### Goal of the exercise
Search the records below for the word "this". Pull out each line that has it.

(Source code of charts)
-------

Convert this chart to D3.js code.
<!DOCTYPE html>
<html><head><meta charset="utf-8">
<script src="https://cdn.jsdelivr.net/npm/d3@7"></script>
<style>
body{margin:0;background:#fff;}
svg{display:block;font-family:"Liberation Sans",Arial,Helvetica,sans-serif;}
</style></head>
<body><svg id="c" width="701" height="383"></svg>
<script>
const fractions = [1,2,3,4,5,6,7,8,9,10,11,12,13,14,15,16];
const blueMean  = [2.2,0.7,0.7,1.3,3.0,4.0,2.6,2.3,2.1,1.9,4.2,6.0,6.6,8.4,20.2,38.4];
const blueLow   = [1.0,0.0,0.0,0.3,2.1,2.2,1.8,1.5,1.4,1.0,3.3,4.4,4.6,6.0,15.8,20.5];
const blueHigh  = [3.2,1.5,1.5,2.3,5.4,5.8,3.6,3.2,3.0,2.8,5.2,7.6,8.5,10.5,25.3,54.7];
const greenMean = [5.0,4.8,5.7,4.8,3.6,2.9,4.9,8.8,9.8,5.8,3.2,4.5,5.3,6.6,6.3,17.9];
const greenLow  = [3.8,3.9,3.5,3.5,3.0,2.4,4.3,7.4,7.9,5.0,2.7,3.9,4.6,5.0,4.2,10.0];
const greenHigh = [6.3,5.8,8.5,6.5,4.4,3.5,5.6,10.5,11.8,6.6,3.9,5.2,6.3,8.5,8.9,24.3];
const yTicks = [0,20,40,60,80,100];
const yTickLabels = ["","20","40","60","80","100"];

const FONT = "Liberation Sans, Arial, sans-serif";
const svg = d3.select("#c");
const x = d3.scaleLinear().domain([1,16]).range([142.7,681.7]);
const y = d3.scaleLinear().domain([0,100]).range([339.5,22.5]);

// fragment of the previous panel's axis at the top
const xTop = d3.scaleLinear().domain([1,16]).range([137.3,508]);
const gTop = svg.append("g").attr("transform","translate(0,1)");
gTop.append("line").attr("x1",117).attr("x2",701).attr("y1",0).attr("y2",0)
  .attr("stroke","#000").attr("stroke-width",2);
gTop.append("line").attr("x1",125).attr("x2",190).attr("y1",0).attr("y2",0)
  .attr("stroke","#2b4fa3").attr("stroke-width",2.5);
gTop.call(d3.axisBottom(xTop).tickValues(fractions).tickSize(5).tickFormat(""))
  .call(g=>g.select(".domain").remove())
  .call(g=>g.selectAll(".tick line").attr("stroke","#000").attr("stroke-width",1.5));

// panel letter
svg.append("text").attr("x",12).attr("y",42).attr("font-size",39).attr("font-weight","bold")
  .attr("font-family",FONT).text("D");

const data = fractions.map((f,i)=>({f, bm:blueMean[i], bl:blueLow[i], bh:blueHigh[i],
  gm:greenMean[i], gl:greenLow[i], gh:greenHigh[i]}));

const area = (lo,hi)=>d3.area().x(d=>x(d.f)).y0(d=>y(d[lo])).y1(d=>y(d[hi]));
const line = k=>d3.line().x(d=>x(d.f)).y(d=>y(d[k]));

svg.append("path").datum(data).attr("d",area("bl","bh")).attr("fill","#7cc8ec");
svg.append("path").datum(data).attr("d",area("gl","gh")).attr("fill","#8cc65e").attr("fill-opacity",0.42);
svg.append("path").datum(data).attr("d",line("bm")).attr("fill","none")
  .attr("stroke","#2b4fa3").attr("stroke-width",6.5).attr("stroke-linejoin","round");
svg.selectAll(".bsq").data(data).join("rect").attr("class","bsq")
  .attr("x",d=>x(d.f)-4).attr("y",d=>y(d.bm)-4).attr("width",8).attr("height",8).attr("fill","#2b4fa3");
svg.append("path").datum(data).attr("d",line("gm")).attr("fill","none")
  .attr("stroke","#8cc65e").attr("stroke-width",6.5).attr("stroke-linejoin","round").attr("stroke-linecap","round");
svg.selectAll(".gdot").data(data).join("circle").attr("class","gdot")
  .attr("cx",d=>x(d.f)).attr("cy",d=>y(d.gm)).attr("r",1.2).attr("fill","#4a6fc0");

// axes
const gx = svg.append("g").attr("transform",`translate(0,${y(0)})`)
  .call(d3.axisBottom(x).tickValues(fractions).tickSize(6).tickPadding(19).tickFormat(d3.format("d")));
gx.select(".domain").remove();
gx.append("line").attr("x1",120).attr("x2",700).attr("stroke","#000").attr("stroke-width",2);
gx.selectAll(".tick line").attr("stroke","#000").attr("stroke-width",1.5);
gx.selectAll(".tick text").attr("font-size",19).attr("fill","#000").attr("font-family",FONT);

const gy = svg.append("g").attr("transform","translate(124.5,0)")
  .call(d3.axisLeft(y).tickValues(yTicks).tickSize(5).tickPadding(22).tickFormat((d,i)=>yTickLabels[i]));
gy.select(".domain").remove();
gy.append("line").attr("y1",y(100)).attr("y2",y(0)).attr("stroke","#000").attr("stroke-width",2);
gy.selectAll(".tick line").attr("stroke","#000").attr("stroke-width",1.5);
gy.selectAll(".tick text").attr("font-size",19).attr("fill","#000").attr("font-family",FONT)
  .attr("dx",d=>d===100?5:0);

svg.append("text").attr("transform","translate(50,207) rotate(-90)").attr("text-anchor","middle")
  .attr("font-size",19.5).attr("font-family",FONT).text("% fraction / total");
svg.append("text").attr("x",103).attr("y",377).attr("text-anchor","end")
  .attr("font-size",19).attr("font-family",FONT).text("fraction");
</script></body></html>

-------

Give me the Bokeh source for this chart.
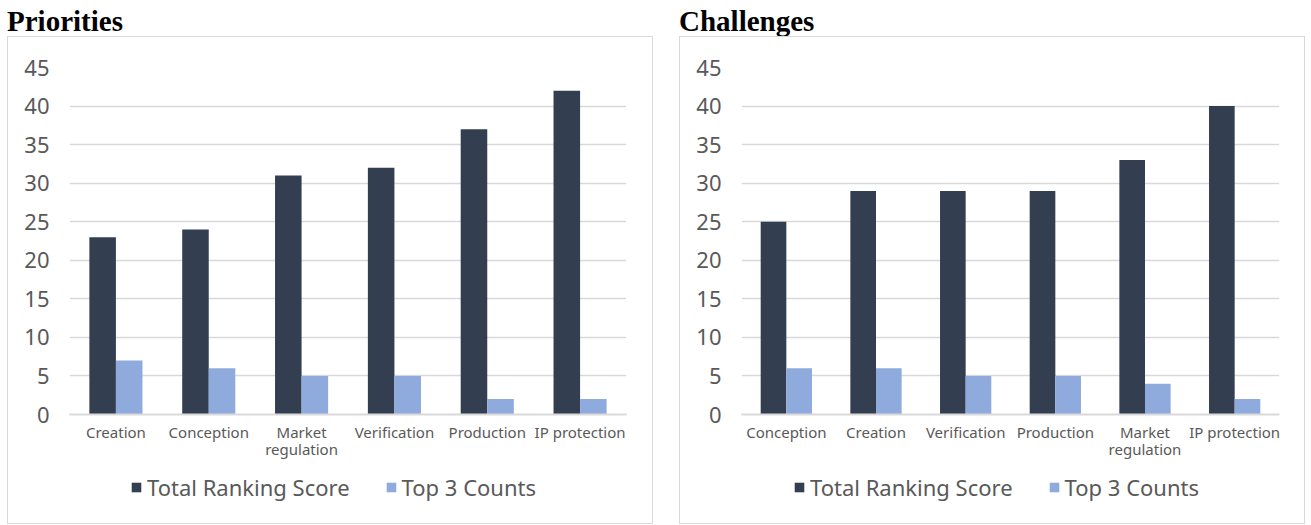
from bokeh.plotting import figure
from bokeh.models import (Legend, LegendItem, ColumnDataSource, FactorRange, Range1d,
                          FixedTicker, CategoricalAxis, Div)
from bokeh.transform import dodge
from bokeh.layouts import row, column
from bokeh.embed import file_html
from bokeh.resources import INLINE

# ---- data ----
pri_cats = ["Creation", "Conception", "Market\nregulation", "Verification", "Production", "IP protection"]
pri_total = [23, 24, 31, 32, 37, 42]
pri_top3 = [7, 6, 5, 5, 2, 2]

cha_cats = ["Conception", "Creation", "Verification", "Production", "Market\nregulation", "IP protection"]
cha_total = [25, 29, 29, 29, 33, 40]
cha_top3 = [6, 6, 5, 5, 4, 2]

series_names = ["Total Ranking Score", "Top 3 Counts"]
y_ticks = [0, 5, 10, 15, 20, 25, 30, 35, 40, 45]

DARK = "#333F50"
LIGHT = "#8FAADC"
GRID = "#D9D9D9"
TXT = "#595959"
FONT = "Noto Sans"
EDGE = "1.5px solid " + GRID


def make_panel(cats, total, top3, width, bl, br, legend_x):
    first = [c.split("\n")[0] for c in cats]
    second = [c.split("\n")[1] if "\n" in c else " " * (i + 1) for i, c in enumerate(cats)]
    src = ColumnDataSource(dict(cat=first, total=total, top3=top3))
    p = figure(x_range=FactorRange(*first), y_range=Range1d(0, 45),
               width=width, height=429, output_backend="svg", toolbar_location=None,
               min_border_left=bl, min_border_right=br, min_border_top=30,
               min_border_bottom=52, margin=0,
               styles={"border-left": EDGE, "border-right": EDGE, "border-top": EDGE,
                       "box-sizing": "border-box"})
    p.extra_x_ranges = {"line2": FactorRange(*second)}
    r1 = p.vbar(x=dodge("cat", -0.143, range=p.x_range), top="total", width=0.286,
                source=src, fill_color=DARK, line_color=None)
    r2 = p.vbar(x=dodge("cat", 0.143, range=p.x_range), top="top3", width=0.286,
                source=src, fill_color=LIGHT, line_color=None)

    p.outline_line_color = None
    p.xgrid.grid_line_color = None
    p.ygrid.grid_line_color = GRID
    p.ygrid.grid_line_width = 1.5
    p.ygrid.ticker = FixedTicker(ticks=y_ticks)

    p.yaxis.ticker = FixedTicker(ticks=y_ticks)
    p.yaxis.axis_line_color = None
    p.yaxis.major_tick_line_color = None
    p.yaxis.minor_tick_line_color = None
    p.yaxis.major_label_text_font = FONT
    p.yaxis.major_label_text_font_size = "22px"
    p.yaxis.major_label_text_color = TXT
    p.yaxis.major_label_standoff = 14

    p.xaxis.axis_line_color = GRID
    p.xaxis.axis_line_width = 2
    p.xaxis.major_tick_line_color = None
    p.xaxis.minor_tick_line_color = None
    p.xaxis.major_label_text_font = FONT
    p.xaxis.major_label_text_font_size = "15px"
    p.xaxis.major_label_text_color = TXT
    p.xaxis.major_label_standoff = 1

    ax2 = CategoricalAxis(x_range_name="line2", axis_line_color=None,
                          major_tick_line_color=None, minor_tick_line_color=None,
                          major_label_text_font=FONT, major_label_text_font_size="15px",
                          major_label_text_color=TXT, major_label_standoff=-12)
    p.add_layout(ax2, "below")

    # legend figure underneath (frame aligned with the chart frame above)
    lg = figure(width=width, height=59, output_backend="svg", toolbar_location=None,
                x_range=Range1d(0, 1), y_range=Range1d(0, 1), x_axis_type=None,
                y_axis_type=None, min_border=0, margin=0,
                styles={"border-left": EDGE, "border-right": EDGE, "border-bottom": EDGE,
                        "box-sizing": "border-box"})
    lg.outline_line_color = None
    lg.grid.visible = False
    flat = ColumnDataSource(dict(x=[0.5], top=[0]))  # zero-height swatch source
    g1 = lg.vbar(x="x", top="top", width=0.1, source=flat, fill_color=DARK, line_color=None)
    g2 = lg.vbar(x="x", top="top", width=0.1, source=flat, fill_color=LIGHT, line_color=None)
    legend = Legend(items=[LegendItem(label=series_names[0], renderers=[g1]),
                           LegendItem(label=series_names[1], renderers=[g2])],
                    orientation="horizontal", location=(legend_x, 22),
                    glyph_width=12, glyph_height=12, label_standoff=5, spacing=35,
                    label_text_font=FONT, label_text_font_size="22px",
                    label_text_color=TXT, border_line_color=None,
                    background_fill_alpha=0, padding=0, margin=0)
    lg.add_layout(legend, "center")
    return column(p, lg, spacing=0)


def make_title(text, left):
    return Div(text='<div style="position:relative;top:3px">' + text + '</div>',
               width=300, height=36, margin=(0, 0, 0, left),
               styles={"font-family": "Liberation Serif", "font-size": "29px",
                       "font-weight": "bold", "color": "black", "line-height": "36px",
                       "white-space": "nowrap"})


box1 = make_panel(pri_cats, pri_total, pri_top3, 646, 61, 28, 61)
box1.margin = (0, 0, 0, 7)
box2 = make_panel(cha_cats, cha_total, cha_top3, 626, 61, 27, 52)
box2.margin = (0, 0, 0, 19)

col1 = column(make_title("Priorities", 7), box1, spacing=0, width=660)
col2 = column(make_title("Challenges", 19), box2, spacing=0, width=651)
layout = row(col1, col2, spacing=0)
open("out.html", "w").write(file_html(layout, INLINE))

-------

### Answer to the task
Convert this chart to D3.js code.
Give me the Bokeh source for this chart.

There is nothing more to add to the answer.